YOUR GOAL:
Begin with the first line and repeat exactly through the line containing "YAxis, ReferenceLine, Label"; leave every image out.

DATA LINES:
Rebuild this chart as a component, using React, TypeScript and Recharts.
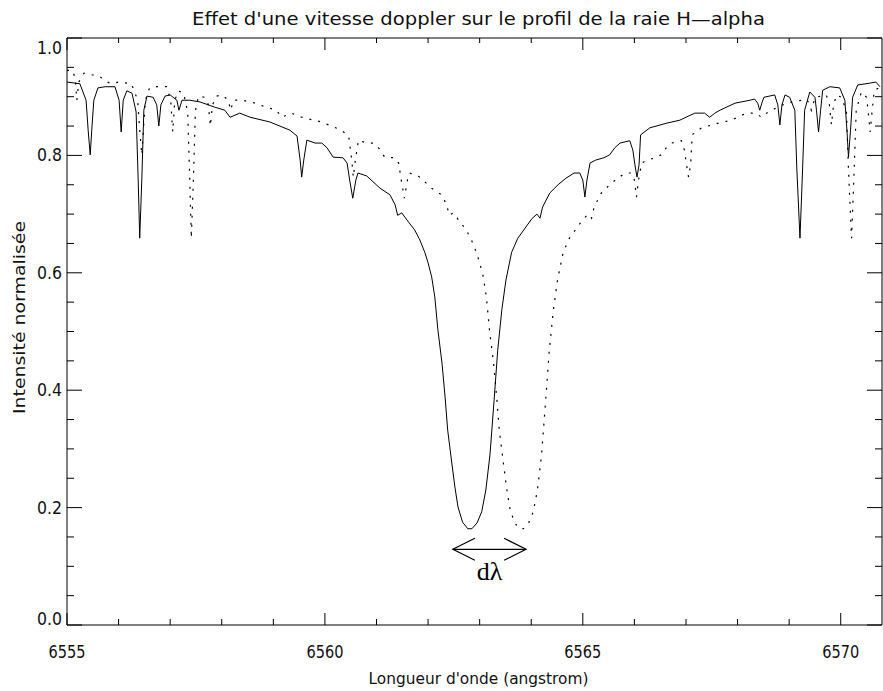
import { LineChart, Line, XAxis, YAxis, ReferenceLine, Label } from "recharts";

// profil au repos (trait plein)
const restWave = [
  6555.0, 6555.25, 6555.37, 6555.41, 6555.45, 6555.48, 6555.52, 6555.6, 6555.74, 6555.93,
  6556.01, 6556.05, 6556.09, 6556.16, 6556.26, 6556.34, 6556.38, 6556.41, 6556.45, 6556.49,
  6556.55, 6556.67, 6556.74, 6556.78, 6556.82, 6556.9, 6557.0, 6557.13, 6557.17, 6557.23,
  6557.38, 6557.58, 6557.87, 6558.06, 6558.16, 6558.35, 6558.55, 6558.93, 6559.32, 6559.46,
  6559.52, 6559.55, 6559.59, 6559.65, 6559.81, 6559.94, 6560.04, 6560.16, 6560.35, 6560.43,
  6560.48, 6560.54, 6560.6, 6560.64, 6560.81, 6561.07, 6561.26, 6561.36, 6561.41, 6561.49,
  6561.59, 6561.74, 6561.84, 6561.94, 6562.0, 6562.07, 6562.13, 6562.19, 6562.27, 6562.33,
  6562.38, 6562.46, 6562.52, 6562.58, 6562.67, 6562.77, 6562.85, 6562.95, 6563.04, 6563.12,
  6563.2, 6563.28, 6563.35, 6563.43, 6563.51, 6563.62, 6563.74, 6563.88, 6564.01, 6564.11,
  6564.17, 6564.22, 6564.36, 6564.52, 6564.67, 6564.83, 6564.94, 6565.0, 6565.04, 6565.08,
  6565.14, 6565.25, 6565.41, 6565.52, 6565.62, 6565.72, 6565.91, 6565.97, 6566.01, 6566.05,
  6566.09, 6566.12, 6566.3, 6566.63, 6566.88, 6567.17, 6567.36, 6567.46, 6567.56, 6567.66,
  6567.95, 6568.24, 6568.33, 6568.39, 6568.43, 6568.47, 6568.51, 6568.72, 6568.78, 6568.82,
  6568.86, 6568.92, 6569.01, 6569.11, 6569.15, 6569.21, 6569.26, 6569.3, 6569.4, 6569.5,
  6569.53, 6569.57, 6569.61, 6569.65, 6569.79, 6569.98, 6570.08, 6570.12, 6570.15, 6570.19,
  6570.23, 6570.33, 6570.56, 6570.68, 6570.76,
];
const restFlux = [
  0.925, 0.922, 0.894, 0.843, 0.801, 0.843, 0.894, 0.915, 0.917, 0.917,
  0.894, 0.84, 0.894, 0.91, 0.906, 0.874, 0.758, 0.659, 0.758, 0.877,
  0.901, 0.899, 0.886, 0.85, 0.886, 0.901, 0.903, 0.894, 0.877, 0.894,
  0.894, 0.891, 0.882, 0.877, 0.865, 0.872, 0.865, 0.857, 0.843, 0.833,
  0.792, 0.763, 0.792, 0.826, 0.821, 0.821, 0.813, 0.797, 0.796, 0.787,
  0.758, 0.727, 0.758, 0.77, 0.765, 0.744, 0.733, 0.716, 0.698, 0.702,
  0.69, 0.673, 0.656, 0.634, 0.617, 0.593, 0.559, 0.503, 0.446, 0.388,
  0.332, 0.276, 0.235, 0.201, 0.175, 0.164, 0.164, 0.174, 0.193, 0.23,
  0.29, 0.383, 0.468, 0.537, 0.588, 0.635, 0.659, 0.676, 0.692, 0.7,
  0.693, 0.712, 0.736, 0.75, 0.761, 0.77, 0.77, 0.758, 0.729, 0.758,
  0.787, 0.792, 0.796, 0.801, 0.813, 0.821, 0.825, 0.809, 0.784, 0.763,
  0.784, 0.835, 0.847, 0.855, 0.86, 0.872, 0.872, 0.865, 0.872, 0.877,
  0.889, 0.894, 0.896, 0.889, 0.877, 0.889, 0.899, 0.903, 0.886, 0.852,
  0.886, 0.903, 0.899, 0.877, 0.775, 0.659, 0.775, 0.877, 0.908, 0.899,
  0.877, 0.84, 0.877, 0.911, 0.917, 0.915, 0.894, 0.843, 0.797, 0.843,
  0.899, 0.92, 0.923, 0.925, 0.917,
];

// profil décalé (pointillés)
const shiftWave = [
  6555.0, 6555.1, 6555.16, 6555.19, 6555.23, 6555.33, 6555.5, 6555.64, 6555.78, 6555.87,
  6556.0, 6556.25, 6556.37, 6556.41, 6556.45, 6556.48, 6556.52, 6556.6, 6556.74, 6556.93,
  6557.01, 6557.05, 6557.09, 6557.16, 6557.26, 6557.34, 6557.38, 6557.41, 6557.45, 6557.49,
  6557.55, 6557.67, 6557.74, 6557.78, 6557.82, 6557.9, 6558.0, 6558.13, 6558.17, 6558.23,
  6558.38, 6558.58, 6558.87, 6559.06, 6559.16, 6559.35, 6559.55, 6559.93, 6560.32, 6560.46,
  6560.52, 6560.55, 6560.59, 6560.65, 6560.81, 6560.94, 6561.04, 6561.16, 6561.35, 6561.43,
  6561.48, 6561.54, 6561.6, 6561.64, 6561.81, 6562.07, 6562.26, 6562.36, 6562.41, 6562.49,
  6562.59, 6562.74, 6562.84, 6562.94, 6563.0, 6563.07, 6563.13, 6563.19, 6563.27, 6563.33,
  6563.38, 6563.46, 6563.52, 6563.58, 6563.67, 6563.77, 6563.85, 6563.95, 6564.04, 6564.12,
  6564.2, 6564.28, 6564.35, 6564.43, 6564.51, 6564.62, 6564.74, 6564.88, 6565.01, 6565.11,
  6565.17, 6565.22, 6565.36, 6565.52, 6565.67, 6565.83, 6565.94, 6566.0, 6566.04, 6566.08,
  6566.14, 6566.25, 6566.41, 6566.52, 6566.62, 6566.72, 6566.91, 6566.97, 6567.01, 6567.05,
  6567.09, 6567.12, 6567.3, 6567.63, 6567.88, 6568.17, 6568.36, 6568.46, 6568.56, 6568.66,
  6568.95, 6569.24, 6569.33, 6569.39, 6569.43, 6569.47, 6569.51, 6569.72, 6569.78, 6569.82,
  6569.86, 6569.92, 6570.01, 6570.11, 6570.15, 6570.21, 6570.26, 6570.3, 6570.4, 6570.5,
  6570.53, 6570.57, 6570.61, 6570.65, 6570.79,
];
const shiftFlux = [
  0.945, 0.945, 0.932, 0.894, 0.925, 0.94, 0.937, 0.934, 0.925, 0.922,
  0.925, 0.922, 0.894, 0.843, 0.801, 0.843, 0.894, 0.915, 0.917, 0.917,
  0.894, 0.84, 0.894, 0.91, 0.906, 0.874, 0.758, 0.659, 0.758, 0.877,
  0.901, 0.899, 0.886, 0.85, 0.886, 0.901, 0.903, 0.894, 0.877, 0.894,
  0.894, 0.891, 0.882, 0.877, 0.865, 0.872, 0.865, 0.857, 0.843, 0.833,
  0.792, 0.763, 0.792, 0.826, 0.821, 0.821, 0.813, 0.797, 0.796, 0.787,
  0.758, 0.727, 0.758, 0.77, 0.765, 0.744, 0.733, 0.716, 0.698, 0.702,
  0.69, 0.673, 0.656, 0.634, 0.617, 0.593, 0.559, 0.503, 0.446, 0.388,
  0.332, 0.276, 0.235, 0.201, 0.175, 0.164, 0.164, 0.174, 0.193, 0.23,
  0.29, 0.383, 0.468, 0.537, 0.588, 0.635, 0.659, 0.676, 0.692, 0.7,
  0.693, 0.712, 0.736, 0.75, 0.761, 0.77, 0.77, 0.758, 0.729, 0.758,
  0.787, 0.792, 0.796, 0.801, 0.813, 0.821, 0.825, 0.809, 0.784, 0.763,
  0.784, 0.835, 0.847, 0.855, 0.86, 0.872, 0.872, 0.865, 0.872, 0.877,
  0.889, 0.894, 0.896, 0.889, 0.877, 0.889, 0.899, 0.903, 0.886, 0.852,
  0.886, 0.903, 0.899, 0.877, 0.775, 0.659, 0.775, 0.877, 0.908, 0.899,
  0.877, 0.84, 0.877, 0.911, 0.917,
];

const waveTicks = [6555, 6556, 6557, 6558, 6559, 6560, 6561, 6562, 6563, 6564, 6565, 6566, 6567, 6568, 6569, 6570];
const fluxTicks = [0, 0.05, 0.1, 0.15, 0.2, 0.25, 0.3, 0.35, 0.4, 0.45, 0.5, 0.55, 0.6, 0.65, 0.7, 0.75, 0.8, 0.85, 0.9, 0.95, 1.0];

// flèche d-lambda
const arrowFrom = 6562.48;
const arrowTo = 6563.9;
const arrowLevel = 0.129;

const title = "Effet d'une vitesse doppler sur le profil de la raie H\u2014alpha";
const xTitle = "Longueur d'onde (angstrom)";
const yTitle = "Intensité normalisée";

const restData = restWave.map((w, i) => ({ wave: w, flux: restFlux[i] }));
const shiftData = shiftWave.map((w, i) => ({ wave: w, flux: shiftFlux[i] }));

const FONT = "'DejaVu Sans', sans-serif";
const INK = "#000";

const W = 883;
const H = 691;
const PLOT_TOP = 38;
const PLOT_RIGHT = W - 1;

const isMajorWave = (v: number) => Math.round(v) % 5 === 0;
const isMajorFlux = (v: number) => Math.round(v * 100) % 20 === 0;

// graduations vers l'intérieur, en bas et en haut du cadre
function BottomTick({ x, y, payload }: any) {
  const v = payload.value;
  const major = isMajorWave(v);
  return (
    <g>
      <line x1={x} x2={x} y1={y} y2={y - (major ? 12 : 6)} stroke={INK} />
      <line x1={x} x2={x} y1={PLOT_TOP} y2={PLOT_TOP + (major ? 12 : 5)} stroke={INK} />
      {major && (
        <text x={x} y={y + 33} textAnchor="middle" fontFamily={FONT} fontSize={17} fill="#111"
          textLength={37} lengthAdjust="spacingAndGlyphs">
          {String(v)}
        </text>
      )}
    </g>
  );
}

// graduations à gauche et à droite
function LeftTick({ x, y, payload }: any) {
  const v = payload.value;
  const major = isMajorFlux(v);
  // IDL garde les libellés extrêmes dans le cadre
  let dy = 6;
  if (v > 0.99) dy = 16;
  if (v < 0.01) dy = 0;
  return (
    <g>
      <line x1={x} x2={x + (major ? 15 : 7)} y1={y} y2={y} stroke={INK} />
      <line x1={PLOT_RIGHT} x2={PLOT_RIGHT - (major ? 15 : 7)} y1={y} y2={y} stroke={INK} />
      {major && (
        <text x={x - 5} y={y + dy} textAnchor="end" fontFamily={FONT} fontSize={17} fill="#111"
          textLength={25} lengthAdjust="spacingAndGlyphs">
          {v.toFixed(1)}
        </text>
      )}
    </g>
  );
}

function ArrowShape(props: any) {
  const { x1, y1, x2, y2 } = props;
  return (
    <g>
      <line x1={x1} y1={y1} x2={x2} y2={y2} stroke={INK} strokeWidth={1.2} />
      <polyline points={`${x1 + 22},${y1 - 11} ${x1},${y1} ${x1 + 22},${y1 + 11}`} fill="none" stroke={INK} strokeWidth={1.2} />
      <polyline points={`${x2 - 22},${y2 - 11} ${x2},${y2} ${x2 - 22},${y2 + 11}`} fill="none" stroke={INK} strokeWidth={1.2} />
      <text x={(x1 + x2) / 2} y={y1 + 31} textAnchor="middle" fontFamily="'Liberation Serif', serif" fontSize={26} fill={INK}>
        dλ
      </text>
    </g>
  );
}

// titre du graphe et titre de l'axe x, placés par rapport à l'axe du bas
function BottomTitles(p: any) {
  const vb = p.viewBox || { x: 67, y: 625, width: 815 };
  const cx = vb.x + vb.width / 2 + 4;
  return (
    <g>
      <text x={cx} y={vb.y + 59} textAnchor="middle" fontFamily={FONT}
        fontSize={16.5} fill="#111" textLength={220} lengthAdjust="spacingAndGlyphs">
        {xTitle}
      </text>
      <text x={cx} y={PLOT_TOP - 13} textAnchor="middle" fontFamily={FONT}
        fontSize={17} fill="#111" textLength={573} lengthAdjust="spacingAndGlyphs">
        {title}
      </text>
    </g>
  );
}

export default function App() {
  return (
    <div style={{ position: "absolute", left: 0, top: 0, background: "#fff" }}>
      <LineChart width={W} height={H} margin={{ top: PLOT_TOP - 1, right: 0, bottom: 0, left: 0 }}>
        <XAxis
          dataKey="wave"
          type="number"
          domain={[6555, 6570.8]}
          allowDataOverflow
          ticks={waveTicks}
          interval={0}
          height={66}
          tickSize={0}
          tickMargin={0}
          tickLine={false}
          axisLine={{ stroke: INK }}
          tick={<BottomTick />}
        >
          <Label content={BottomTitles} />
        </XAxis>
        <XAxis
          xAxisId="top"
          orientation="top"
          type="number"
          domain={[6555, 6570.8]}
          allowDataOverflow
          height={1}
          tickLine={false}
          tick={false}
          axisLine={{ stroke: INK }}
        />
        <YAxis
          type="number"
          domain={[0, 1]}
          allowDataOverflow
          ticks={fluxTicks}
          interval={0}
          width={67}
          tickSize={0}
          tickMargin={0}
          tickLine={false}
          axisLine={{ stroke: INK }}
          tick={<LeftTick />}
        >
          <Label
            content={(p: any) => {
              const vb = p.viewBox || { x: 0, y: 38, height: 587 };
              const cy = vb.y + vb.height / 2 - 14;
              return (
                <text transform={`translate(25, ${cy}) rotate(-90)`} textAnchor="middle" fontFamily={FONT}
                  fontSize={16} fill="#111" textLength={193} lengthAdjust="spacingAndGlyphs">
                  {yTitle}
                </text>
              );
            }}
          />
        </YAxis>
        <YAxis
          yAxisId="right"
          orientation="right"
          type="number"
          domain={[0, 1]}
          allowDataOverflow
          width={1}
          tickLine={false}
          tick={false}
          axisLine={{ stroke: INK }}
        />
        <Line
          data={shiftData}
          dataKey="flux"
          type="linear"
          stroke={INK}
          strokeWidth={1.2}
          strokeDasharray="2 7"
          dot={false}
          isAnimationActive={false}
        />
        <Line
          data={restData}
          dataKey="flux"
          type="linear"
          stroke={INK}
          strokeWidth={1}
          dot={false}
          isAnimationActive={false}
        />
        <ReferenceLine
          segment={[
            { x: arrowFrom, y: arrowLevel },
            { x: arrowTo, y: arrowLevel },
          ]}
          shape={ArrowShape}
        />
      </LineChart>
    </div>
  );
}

RESULT OF THIS EXERCISE:
Rebuild this chart as a component, using React, TypeScript and Recharts.
import { LineChart, Line, XAxis, YAxis, ReferenceLine, Label } from "recharts";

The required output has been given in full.